Japan court to reject lawsuit against prime minister
A Japanese court has thrown out a lawsuit stemming from visits by Prime Minister Junichiro Koizumi to a Tokyo shrine that honours Japan’s World War II dead, a spokesman said today.
A spokesman for the Naha District Court on Japan’s southern island of Okinawa said it had dismissed the compensation claims by a group of 94 plaintiffs, including relatives of those killed in the bloody ground battle on Okinawa in the closing days of the war.
The plaintiffs had argued that Koizumi’s visits to Yasukuni shrine in August 2001 and April 2002 violated the constitutional separation of religion and state, alleging that he had gone under his official capacity.

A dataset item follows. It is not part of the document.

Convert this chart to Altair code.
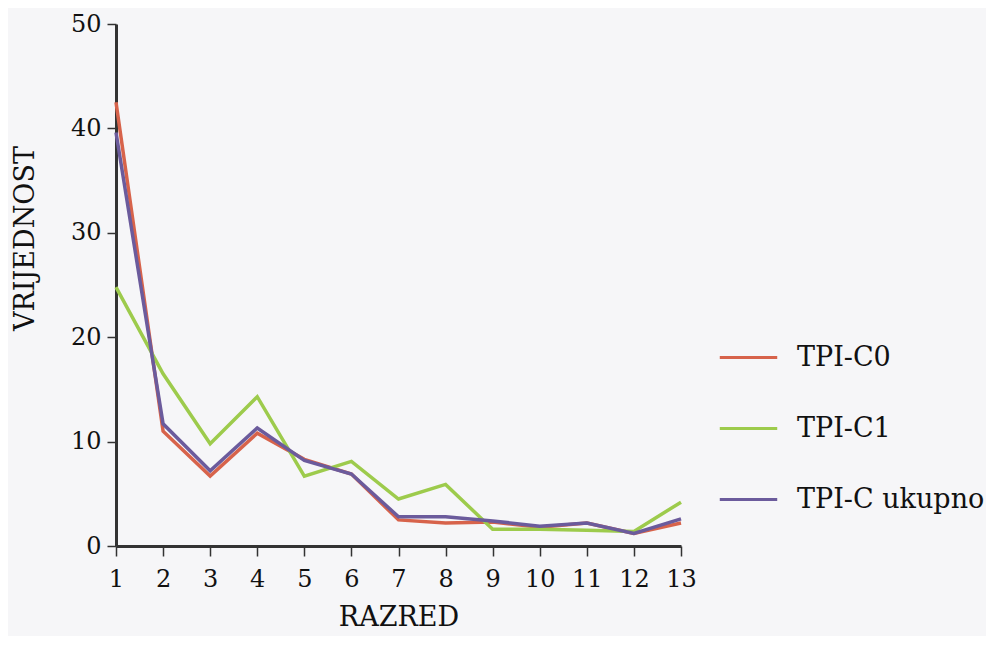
import altair as alt
import pandas as pd

razred = list(range(1, 14))
tpi_c0 = [42.5, 11.0, 6.7, 10.8, 8.3, 6.9, 2.5, 2.2, 2.3, 1.8, 2.2, 1.2, 2.2]
tpi_c1 = [24.8, 16.5, 9.8, 14.3, 6.7, 8.1, 4.5, 5.9, 1.6, 1.6, 1.5, 1.4, 4.2]
tpi_uk = [39.6, 11.7, 7.2, 11.3, 8.2, 6.9, 2.8, 2.8, 2.4, 1.9, 2.2, 1.2, 2.6]

series = ["TPI-C0", "TPI-C1", "TPI-C ukupno"]
colors = ["#d7634b", "#9dcb4c", "#6b5b9c"]

rows = []
for name, vals in zip(series, [tpi_c0, tpi_c1, tpi_uk]):
    for r, v in zip(razred, vals):
        rows.append({"RAZRED": r, "VRIJEDNOST": v, "serija": name})
df = pd.DataFrame(rows)

font = "DejaVu Serif"

chart = alt.Chart(df).mark_line(strokeWidth=3.5).encode(
    x=alt.X("RAZRED:Q",
            scale=alt.Scale(domain=[1, 13], nice=False, zero=False),
            axis=alt.Axis(values=razred, title="RAZRED", grid=False,
                          domainColor="#333333", domainWidth=3,
                          tickColor="#333333", tickWidth=1.5, tickSize=10,
                          labelFontSize=24, labelFont=font, labelColor="#111111",
                          labelPadding=11, titleFont=font, titleFontSize=27,
                          titleFontWeight="normal", titleColor="#111111",
                          titleY=58, titleBaseline="top", labelFlush=False)),
    y=alt.Y("VRIJEDNOST:Q",
            scale=alt.Scale(domain=[0, 50], nice=False),
            axis=alt.Axis(values=[0, 10, 20, 30, 40, 50], title="VRIJEDNOST", grid=False,
                          domainColor="#333333", domainWidth=3,
                          tickColor="#333333", tickWidth=1.5, tickSize=9,
                          labelFontSize=24, labelFont=font, labelColor="#111111",
                          labelPadding=6, titleFont=font, titleFontSize=27,
                          titleFontWeight="normal", titleColor="#111111",
                          titleX=-77, titleY=214, titleAngle=270, labelFlush=False)),
    color=alt.Color("serija:N",
                    scale=alt.Scale(domain=series, range=colors),
                    sort=series,
                    legend=alt.Legend(title=None, orient="none", legendX=602, legendY=303,
                                      symbolType="stroke", symbolSize=3300,
                                      symbolStrokeWidth=3, labelFont=font,
                                      labelFontSize=27, labelColor="#111111",
                                      labelLimit=400,
                                      labelOffset=18, rowPadding=27)),
).properties(
    width=565, height=522,
    background="#f6f6f8",
    padding={"left": 108, "top": 16, "right": 305, "bottom": 90},
    autosize=alt.AutoSizeParams(type="none"),
).configure_view(stroke=None)

chart.save("out.html", embed_options={"renderer": "svg", "actions": False})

The plaintiffs were seeking a total of 9.4 million yen (€70,000) from the prime minister and government for emotional distress, court spokesman Yoichi Yoshihama said.

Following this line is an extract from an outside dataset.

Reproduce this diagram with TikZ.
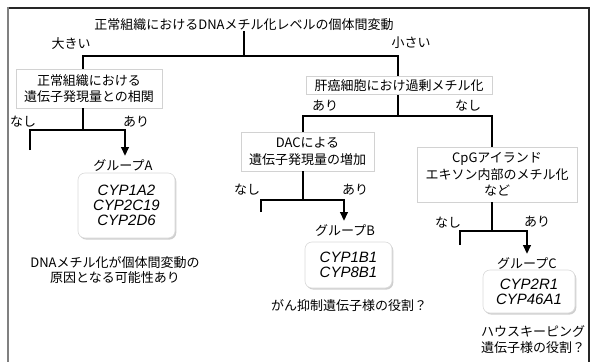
\documentclass[tikz,border=0pt]{standalone}
\usepackage{fontspec}
\setmainfont{Noto Sans CJK JP}
\newfontfamily\cypfont{Liberation Sans}
\usetikzlibrary{arrows.meta,shadows}
\begin{document}
\begin{tikzpicture}[x=1pt,y=-1pt,
  jp/.style={font=\fontsize{13}{16.5}\selectfont, inner sep=0pt, align=center},
  qbox/.style={jp, draw=gray!35, line width=0.8pt, fill=white},
  gbox/.style={draw=gray!30, line width=0.6pt, rounded corners=7pt, fill=white,
    drop shadow={shadow xshift=1.3pt, shadow yshift=-1.6pt, fill=gray!75},
    font=\cypfont\itshape\fontsize{15}{15}\selectfont, align=center, inner sep=0pt},
  ln/.style={line width=2.7pt},
  arr/.style={ln, -{Triangle[width=7.5pt,length=9pt]}},
]
\useasboundingbox (0,0) rectangle (592,362);
% frame
\draw[line width=1.5pt, black!85] (8,8) -- (589,8) -- (589,362);
\draw[line width=2pt, gray] (8,7.3) -- (8,362);

% texts
\node[jp] (title) at (244,25) {正常組織におけるDNAメチル化レベルの個体間変動};
\node[jp] (big) at (71,44) {大きい};
\node[jp] (small) at (411,43) {小さい};

\node[qbox, minimum width=146pt, minimum height=39pt] (box1) at (89,88.5) {正常組織における\\遺伝子発現量との相関};
\node[qbox, minimum width=186pt, minimum height=18pt] (box2) at (399,85.5) {肝癌細胞におけ過剰メチル化};
\node[qbox, minimum width=133pt, minimum height=39pt] (box3) at (307.5,151.5) {DACによる\\遺伝子発現量の増加};
\node[qbox, minimum width=160pt, minimum height=55pt] (box4) at (497,174.5) {CpGアイランド\\エキソン内部のメチル化\\など};

\node[jp] (nashiA) at (23,122) {なし};
\node[jp] (ariA) at (136,122) {あり};
\node[jp] (grpA) at (123,165) {グループA};
\node[gbox, minimum width=97pt, minimum height=65pt] (gA) at (126.5,205.5) {CYP1A2\\CYP2C19\\CYP2D6};
\node[jp, font=\fontsize{13}{15}\selectfont] (noteA) at (115,270.5) {DNAメチル化が個体間変動の\\原因となる可能性あり};

\node[jp] (ariR) at (325,106) {あり};
\node[jp] (nashiR) at (468,106) {なし};

\node[jp] (nashiB) at (247,190) {なし};
\node[jp] (ariB) at (355,190) {あり};
\node[jp] (grpB) at (345,230) {グループB};
\node[gbox, minimum width=87pt, minimum height=46pt] (gB) at (348.5,265) {CYP1B1\\CYP8B1};
\node[jp] (noteB) at (349,306) {がん抑制遺伝子様の役割？};

\node[jp] (nashiC) at (448,223) {なし};
\node[jp] (ariC) at (537,222) {あり};
\node[jp] (grpC) at (527,263) {グループC};
\node[gbox, minimum width=92pt, minimum height=43pt] (gC) at (529,291.5) {CYP2R1\\CYP46A1};
\node[jp, font=\fontsize{13}{16}\selectfont] (noteC) at (533,340) {ハウスキーピング\\遺伝子様の役割？};

% junction coordinates
\coordinate (jT) at (244,56);
\coordinate (jL) at (83,56);
\coordinate (jR) at (398,56);
\coordinate (jA) at (83,130);
\coordinate (stubA) at (30,150);
\coordinate (cA) at (125,130);
\coordinate (endA) at (125,156);
\coordinate (jR2) at (398,116);
\coordinate (jDL) at (303,116);
\coordinate (jDR) at (492,116);
\coordinate (jB) at (303,200);
\coordinate (stubB) at (261,212);
\coordinate (cB) at (344,200);
\coordinate (endB) at (344,221);
\coordinate (jC) at (492,231);
\coordinate (stubC) at (460,245);
\coordinate (cC) at (527,231);
\coordinate (endC) at (527,254);

% connectors
\draw[ln] (title.south -| jT) -- (jT);
\draw[ln] (jL |- box1.north) |- (jR) -- (jR |- box2.north);
\draw[ln] (jA |- box1.south) -- (jA);
\draw[arr] (stubA) |- (cA) -- (endA);
\draw[ln] (jR2 |- box2.south) -- (jR2);
\draw[ln] (jDL |- box3.north) |- (jDR) -- (jDR |- box4.north);
\draw[ln] (jB |- box3.south) -- (jB);
\draw[arr] (stubB) |- (cB) -- (endB);
\draw[ln] (jC |- box4.south) -- (jC);
\draw[arr] (stubC) |- (cC) -- (endC);
\end{tikzpicture}
\end{document}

Judge Kazuto Nishii, however, said there was no need to discuss the legality of the visits because they did not cause any damage to the plaintiffs or interfere with their own freedom of belief, Kyodo news agency said.
Koizumi has visited Yasukuni – a Shinto shrine in downtown Tokyo that honours Japan’s 2.5 million war dead, including convicted war criminals – four times since becoming prime minister in April 2001.

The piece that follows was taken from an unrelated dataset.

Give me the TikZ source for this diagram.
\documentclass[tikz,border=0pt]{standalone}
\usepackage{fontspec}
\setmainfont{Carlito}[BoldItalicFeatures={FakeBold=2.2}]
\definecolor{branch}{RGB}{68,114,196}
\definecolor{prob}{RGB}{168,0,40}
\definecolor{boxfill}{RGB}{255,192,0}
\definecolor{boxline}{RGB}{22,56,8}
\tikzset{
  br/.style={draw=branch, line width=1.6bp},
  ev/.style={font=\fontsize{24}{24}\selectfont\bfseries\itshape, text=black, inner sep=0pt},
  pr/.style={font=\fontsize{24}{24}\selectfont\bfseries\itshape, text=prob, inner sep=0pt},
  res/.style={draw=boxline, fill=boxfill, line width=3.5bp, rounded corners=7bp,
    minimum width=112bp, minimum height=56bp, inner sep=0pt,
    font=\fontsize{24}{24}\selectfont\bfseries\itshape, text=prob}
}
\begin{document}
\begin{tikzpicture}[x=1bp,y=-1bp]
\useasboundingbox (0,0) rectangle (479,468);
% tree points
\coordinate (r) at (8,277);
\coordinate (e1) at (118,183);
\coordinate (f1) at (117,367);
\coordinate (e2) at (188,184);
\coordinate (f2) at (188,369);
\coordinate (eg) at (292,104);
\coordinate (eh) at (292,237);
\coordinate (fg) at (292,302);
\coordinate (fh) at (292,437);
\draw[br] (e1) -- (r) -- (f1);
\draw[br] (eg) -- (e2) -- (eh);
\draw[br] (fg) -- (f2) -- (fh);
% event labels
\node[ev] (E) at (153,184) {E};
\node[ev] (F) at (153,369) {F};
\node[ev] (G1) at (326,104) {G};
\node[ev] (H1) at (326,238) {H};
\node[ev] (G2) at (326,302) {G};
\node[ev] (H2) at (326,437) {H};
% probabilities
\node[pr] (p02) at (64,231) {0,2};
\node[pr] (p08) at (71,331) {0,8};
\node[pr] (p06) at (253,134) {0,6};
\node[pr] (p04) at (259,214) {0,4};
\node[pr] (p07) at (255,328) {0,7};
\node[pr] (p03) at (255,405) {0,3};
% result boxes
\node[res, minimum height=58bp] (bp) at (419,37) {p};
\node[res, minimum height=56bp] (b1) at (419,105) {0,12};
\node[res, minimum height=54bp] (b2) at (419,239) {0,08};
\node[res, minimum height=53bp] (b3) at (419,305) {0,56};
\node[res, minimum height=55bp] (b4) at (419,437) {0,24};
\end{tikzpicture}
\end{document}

Koizumi has defended himself saying all his visits to the shrine were made as a private citizen.
During the visits, he signed his official title in the shrine’s visitor book and was accompanied by his aides to the monument in a government car.
Yasukuni was a centre of pro-war propaganda and emperor-worship during Japan’s pre-1945 militarist era, and Koizumi’s visits have drawn criticism from Asian countries where many still harbour bitter memories of Japanese aggression in the first half of 1900s.
The repeated visits by Japanese leaders have hampered Tokyo’s relations with China, and Koizumi’s visits have also invited a series of lawsuits at home.
The Fukuoka District Court last year ruled that his 2001 visit violated the constitution, although it had no power to prevent further visits.
Other suits seeking to block further visits are still pending.